Para abordar esta questão, que tem um valor e uma implicação muitíssimo grande, particularmente para as Forças Armadas e para a defesa do País, porque ela é estruturante das Forças Armadas, o desaparecimento do serviço militar obrigatório irá dar origem, a prazo, a umas Forças Armadas substancialmente diferentes.
Mas a abordagem desta questão deve ser feita em termos moderados, tendo em
conta a realidade e o tempo de hoje. Não seria correcto partir para esta
discussão na posição dos que defendem o fim do serviço militar obrigatório já,
em quaisquer momento e circunstância, ou na de aqueles que defendem o serviço
militar obrigatório sempre.
É curioso ter em conta o seguinte: o. serviço militar obrigatório é um conceito
que se formou com os enciclopedistas. A formação do conceito é anterior à
Revolução Francesa, não decorrendo, em absoluto, apenas dela. É com Diderot e
Rousseau que se começa a criar a concepção do serviço militar obrigatório, na
perspectiva da consolidação das nações.
O serviço militar obrigatório acaba por se impor pela necessidade, na Europa,
de crescentes exércitos massivos para as contínuas guerras de interesses, que
durante séculos caracterizaram o nosso continente, e não foi uma necessidade
para defender interesses laterais aos da defesa militar. O serviço militar
obrigatório teve o objectivo de criar exércitos cada vez maiores, como resposta
aos exércitos cada vez maiores do país do lado. É por isso que, apesar de tudo,
tendo a França dado um grande contributo,
particularmente teórico, para a consolidação deste conceito, não é por acaso
que é a Rússia, em 1814, que começa a
institucionalizar o serviço militar obrigatório.

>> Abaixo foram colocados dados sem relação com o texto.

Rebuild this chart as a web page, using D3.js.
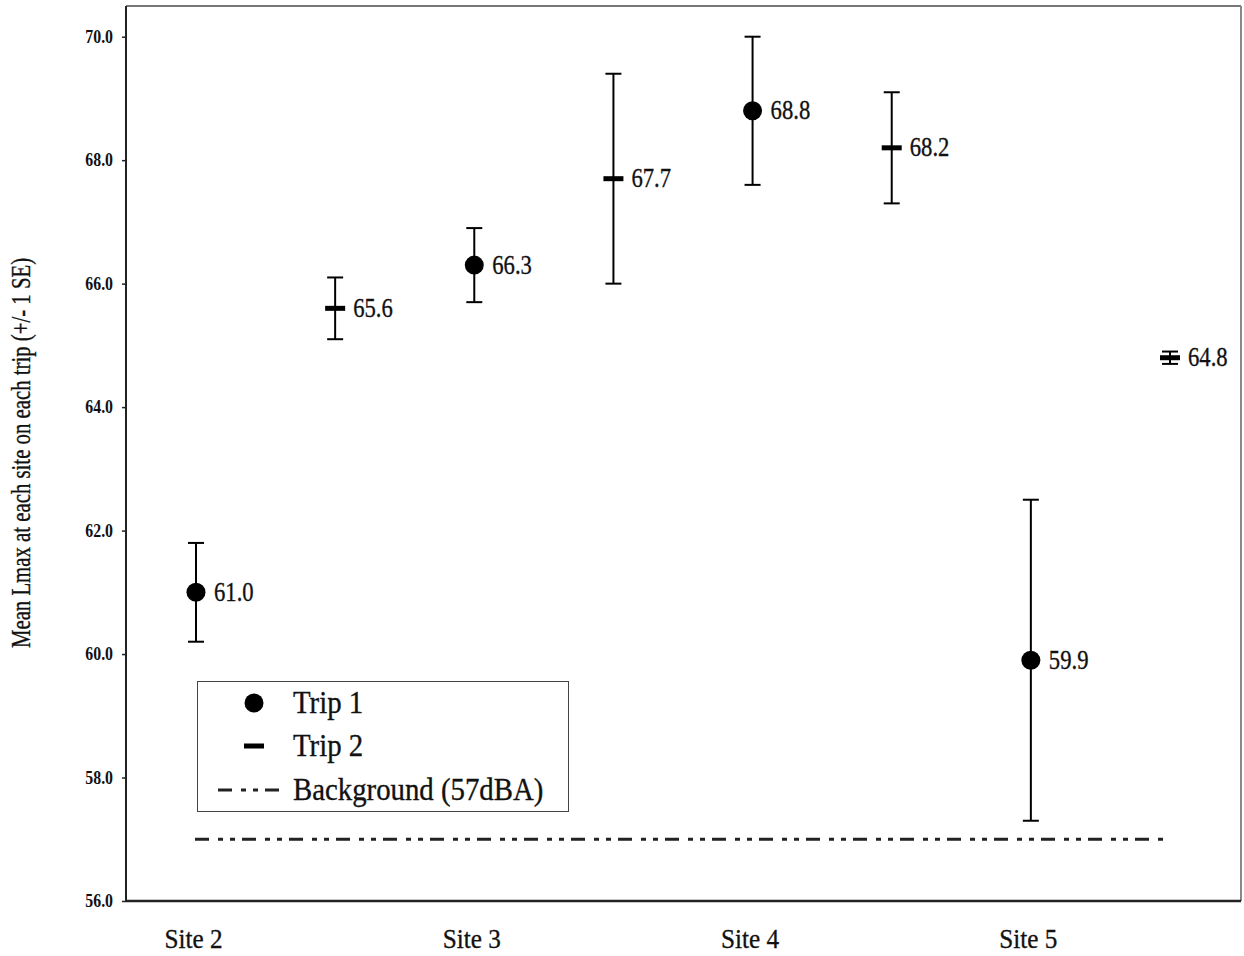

Isto tem algum interesse, para que se desideologize esta ideia. A defesa do
serviço militar obrigatório percorre todas as correntes ideológicas. Vai da
esquerda à direita, e o contrário também se passa. Em todo o caso, a minha posição,
quero deixar isto bem claro, é a de que não sou a favor do serviço militar
obrigatório a todo o preço. Creio que chegou, na Europa e em Portugal, o
momento para acabar com ele. As razões disto são conhecidas e, por isso, alguma
surpresa me causaram - não muita, em todo o caso - as conclusões que a Sr.ª
Deputada Isabel Castro tirou, vendo nisto, como ela dizia, uma lógica belicista
de envolvimento militar do País. Pelo contrário, Sr.ª Deputada. A extinção do
serviço militar obrigatório, pela Europa fora - em 1993, na Holanda, em 1994,
na Bélgica, em 1995 na França, em fins de 1995 a proposta em Portugal, em 1996
na Espanha -, vem no sentido da desmilitarização da Europa e do Mundo, com o
fim da guerra fria. As Forças Armadas de toda a Europa, dos Estados Unidos, do
Canadá e da NATO sofreram reduções substanciais e até ao ano 2000 vão ficar
reduzidas a 50% dos seus efectivos. É exactamente a desnecessidade de forças
militares massivas que leva a que hoje se torne não apenas dispensável o
serviço militar obrigatório mas até mais adequada a sua extinção.
No entanto, como já referi, não acaba o direito e o dever de defesa da Pátria.
Aliás, a proposta do Governo é bem clara: o fim do serviço militar obrigatório
tem em vista o tempo de paz. Não é por acaso que isto sucede. Em tempo de
guerra, seguramente, será necessária a mobilização de todas as forças humanas
do País. Tenhamos em conta o que sucede com os países paladinos do serviço
militar voluntário e das forças profissionalizadas. Em três séculos, a
Inglaterra teve 30 anos de serviço militar obrigatório. E quando? Na I Guerra
Mundial e na II Guerra Mundial, tendo-se prolongado, depois, até 1963. Os
Estados Unidos da América sempre tiveram serviço militar voluntário e forças
profissionalizadas. Tiveram serviço militar obrigatório quando? Apenas durante
a I Guerra Mundial, a II Guerra Mundial, e até ao fim da guerra do Vietname.
O fim do serviço militar obrigatório não representa a militarização do País.
Pelo contrário, representa a desnecessidade de ter essa grande força por detrás
das armas.
Termino, chamando a atenção para o país real do serviço militar obrigatório
(SMO). Não vai haver qualquer cataclismo com o fim do serviço militar
obrigatório, nem para o País nem para as Forças Armadas. Hoje a Força Aérea não
tem qualquer militar do serviço militar obrigatório, a marinha tem alguns
militares residuais e o Exército, se contarmos o quadro permanente, tem apenas
24% das suas forças. E podemos dizer que esses militares do serviço militar
obrigatório que estão no exército são civis que estão efectivamente a fazer um
trabalho civil durante algum tempo, aligeirando as responsabilidades e o
trabalho do Exército.
Concluo dizendo que o SMO é hoje na Europa uma espécie em extinção, um produto
a passar o prazo de validade, o que não quer dizer. que, amanhã, mais tarde,
num futuro que não é previsível de imediato, possa vir a ser necessário, e
contra isso não há que ter qualquer preconceito.